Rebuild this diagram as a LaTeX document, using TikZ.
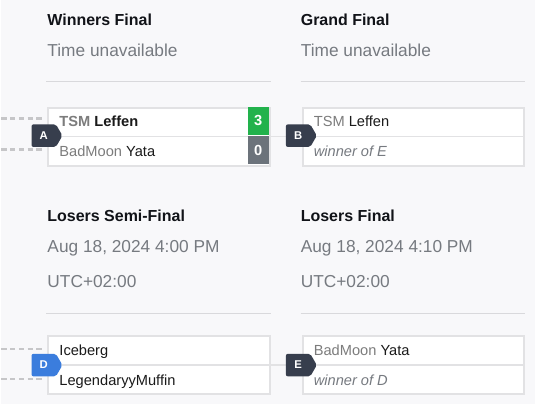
\documentclass[tikz,border=0pt]{standalone}
\usepackage{fontspec}
\setmainfont{Liberation Sans}
\usetikzlibrary{shapes.symbols, positioning}
\definecolor{bgc}{HTML}{F8F8FA}
\definecolor{titlec}{HTML}{111318}
\definecolor{infoc}{HTML}{767A80}
\definecolor{rulec}{HTML}{D9D9DC}
\definecolor{boxc}{HTML}{E2E2E4}
\definecolor{feedc}{HTML}{C6C6C8}
\definecolor{orgc}{HTML}{7C7C7C}
\definecolor{namec}{HTML}{1A1A1A}
\definecolor{wonc}{HTML}{22B24C}
\definecolor{lostc}{HTML}{6C737B}
\definecolor{tagdark}{HTML}{373E4D}
\definecolor{tagblue}{HTML}{3B7DDD}

\begin{document}
\begin{tikzpicture}[x=0.75pt, y=-0.75pt,
  title/.style = {anchor=base west, inner sep=0, text=titlec, font=\fontsize{12}{14}\selectfont\bfseries},
  info/.style = {anchor=base west, inner sep=0, text=infoc, font=\fontsize{13}{15}\selectfont},
  rule/.style = {draw=rulec, line width=0.75pt},
  match/.style = {draw=boxc, fill=white, line width=1.5pt, anchor=north west, minimum width=166.5pt, minimum height=43.5pt, inner sep=0},
  player/.style = {anchor=base west, inner sep=0, text=namec, font=\fontsize{11}{13}\selectfont},
  score/.style = {minimum width=15.75pt, minimum height=21pt, inner sep=0, text=white, font=\fontsize{11}{13}\selectfont\bfseries},
  tag/.style = {shape=signal, signal to=east, signal pointer angle=120, minimum width=23.25pt, minimum height=17pt, inner sep=0, rounded corners=1.5pt, text=white, font=\fontsize{8.5}{9}\selectfont\bfseries},
  feed/.style = {draw=feedc, line width=2pt, dash pattern=on 4pt off 2.6pt, shorten >=3pt},
  link/.style = {draw=boxc, line width=1.2pt}]
\fill[bgc] (0,0) rectangle (535,405);

% round headers
\node[title] (hA) at (46,26) {Winners Final};
\node[info] (dA) at (46,57) {Time unavailable};
\draw[rule] (45,82) -- (270,82);
\node[title] (hB) at (300,26) {Grand Final};
\node[info] (dB) at (300,57) {Time unavailable};
\draw[rule] (300,82) -- (525,82);
\node[title] (hD) at (46,222) {Losers Semi-Final};
\node[info] (dD) at (46,253) {Aug 18, 2024 4:00 PM};
\node[info] (zD) at (46,288) {UTC+02:00};
\draw[rule] (45,314) -- (270,314);
\node[title] (hE) at (300,222) {Losers Final};
\node[info] (dE) at (300,253) {Aug 18, 2024 4:10 PM};
\node[info] (zE) at (300,288) {UTC+02:00};
\draw[rule] (300,314) -- (525,314);

% match boxes
\node[match] (mA) at (46,107) {};
\node[match] (mB) at (301,107) {};
\node[match] (mD) at (46,336) {};
\node[match] (mE) at (301,336) {};
\draw[link] (mA.east) -- (mB.west);
\draw[link] (mD.east) -- (mE.west);
\foreach \m in {mA, mB, mD, mE}
  \draw[draw=boxc, line width=1.2pt] (\m.west) -- (\m.east);

% feeders
\coordinate (fA1) at (0,119);
\coordinate (fA2) at (0,150);
\coordinate (fD1) at (0,350);
\coordinate (fD2) at (0,380);
\foreach \f/\m in {fA1/mA, fA2/mA, fD1/mD, fD2/mD}
  \draw[feed] (\f) -- (\f -| \m.west);

% players
\node[player] (pA1) at (58,127) {\textcolor{orgc}{\bfseries TSM} \textbf{Leffen}};
\node[player] (pA2) at (58,157) {\textcolor{orgc}{BadMoon} Yata};
\node[score, fill=wonc] (sA1) at (257.5,121) {3};
\node[score, fill=lostc] (sA2) at (257.5,150.5) {0};
\node[player] (pB1) at (313,127) {\textcolor{orgc}{TSM} Leffen};
\node[player, text=infoc] (pB2) at (313,157) {\itshape winner of E};
\node[player] (pD1) at (58,356) {Iceberg};
\node[player] (pD2) at (58,386) {LegendaryyMuffin};
\node[player] (pE1) at (313,356) {\textcolor{orgc}{BadMoon} Yata};
\node[player, text=infoc] (pE2) at (313,386) {\itshape winner of D};

% round tags
\node[tag, fill=tagdark] (tA) at (42.5,136) {A};
\node[tag, fill=tagdark] (tB) at (297.5,136) {B};
\node[tag, fill=tagblue] (tD) at (42.5,366) {D};
\node[tag, fill=tagdark] (tE) at (297.5,366) {E};
\end{tikzpicture}
\end{document}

◇ ◇ ◇ ◇ ◇ ◇ ◇

→ **WORK TO COMPLETE**
Every line from the top of the material above through the line with "(0,0) rectangle (535,405);" should be duplicated exactly, please; leave out the pictures.

→ **RESULT**
Rebuild this diagram as a LaTeX document, using TikZ.
\documentclass[tikz,border=0pt]{standalone}
\usepackage{fontspec}
\setmainfont{Liberation Sans}
\usetikzlibrary{shapes.symbols, positioning}
\definecolor{bgc}{HTML}{F8F8FA}
\definecolor{titlec}{HTML}{111318}
\definecolor{infoc}{HTML}{767A80}
\definecolor{rulec}{HTML}{D9D9DC}
\definecolor{boxc}{HTML}{E2E2E4}
\definecolor{feedc}{HTML}{C6C6C8}
\definecolor{orgc}{HTML}{7C7C7C}
\definecolor{namec}{HTML}{1A1A1A}
\definecolor{wonc}{HTML}{22B24C}
\definecolor{lostc}{HTML}{6C737B}
\definecolor{tagdark}{HTML}{373E4D}
\definecolor{tagblue}{HTML}{3B7DDD}

\begin{document}
\begin{tikzpicture}[x=0.75pt, y=-0.75pt,
  title/.style = {anchor=base west, inner sep=0, text=titlec, font=\fontsize{12}{14}\selectfont\bfseries},
  info/.style = {anchor=base west, inner sep=0, text=infoc, font=\fontsize{13}{15}\selectfont},
  rule/.style = {draw=rulec, line width=0.75pt},
  match/.style = {draw=boxc, fill=white, line width=1.5pt, anchor=north west, minimum width=166.5pt, minimum height=43.5pt, inner sep=0},
  player/.style = {anchor=base west, inner sep=0, text=namec, font=\fontsize{11}{13}\selectfont},
  score/.style = {minimum width=15.75pt, minimum height=21pt, inner sep=0, text=white, font=\fontsize{11}{13}\selectfont\bfseries},
  tag/.style = {shape=signal, signal to=east, signal pointer angle=120, minimum width=23.25pt, minimum height=17pt, inner sep=0, rounded corners=1.5pt, text=white, font=\fontsize{8.5}{9}\selectfont\bfseries},
  feed/.style = {draw=feedc, line width=2pt, dash pattern=on 4pt off 2.6pt, shorten >=3pt},
  link/.style = {draw=boxc, line width=1.2pt}]
\fill[bgc] (0,0) rectangle (535,405);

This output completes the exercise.